By Taylor Ey
On June 8, 2015, the Fourth Circuit issued its published opinion in the criminal case United States v. Span. The United States prosecuted Defendant Gary Span in the United States District Court for the Western District of North Carolina, and Span was sentenced to a mandatory minimum sentence of fifteen years in prison pursuant to the Armed Career Criminal Act, 18 U.S.C. § 924(e) (“ACCA”). Span appealed the decision, and the Fourth Circuit vacated and remanded for resentencing.
Facts of the Felony Charge and the Sentencing Hearing
Span was indicted and charged with one count of being a felon in possession of a firearm in violation of 18 U.S.C. § 922(g)(1). He pleaded guilty. At the sentencing hearing, the government argued for enhanced sentencing for this conviction under the ACCA. According to the government, Span’s criminal record included several previous convictions, all violent felonies committed on separate occasions, and thus enhanced sentencing was warranted. Span challenged the government’s argument that he was an armed career criminal, stating that the documents upon which the government was relying to show his previous convictions were ambiguous, the ambiguity was to be construed in his favor, and the sentencing enhancement should not be applied. The district court sided with the government, finding that three of Span’s previous robbery convictions supported the enhancement. Even though two of the robberies occurred at the same location and involved the same corporate victim, each offense involved a different individual victim who was in danger according to the district court.
Enhanced Sentencing Under the ACCA Requires Three Previous Convictions “Committed on Occasions Different from One Another”
The government must show by preponderant evidence that the defendant committed three previous violent felonies or serious drug offenses on separate occasions for enhanced sentencing of the defendant under the ACCA.
Mixed Question of Law and Fact
The Court reviewed the district court’s legal conclusions de novo and its factual findings for clear error. The legal conclusions, according to the Court, were whether Span’s qualifying convictions were committed on occasions separate from one another. The Court looked to the district court’s factual findings that supported its legal conclusions and found that they were in clear error, and thus could not hold, as a matter of law, that the robbery offenses were “committed on occasions different from one another.”

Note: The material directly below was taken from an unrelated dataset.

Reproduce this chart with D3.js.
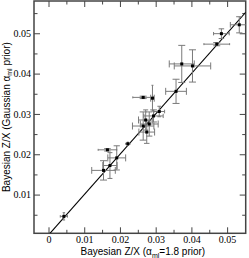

The Judicial Factfinding at Sentencing Was Not Properly Limited in the Sources of Evidence and Was Clear Error
A sentencing judge may examine a limited number of resources in cases involving prior guilty pleas, including the charging document, plea agreement, and the plea transcript between judge and defendant or comparable document. In this case, there was a question of when Span’s three previous robberies occurred, and the sentencing judge was limited to the approved documents. According to the Fourth Circuit, the sentencing judge clearly erred in finding that the documents proved by preponderant evidence that the three offenses were committed on separate dates.
The Previous Crimes Did Not Arise Out of Separate and Distinct Criminal Episodes
The Court looked to the same limited resources for facts applicable to a multi-factor test to determine whether the previous crimes arose out of separate and distinct criminal episodes. The factors examined by the Court were “(1) whether the offenses arose in different geographic locations; (2) whether the nature of each offense was substantively different; (3) whether each offense involved different victims; (4) whether each offense involved different criminal objectives; and (5) whether the defendant had the opportunity after committing the first-in-time offense to make a conscious and knowing decision to engage in the next-in-time offense.” Because the weight of the factors did not demonstrate that Span’s previous robbery convictions were separate and distinct criminal episodes, the district court erred in applying the ACCA enhancement to Span’s sentence.
The Fourth Circuit Vacated and Remanded for Resentencing
Because the United States government failed to prove by preponderant evidence that Span’s prior felonies were separate and distinct episodes for purposes of evoking the mandatory sentencing under the ACCA, the Fourth Circuit vacated the district court decision and remanded the case.
One Judge Dissenting
In this case, the dissenting judge disagreed with the majority, noting that the district court properly found sufficient facts in the evidence presented to it by the United States government. The district court’s factual findings are afforded great deference under the applicable standard of review, and therefore, according to the dissenter, the district court’s findings must be upheld because they were plainly permissible. While the district court’s findings may admittedly appear unjust, the district court applied the proper standard according to precedent: a preponderance of the evidence. Because the district court was not in clear error when it found that the three prior incidents occurred on separate dates by a preponderance of the evidence, the dissenter could not agree with the majority’s decision.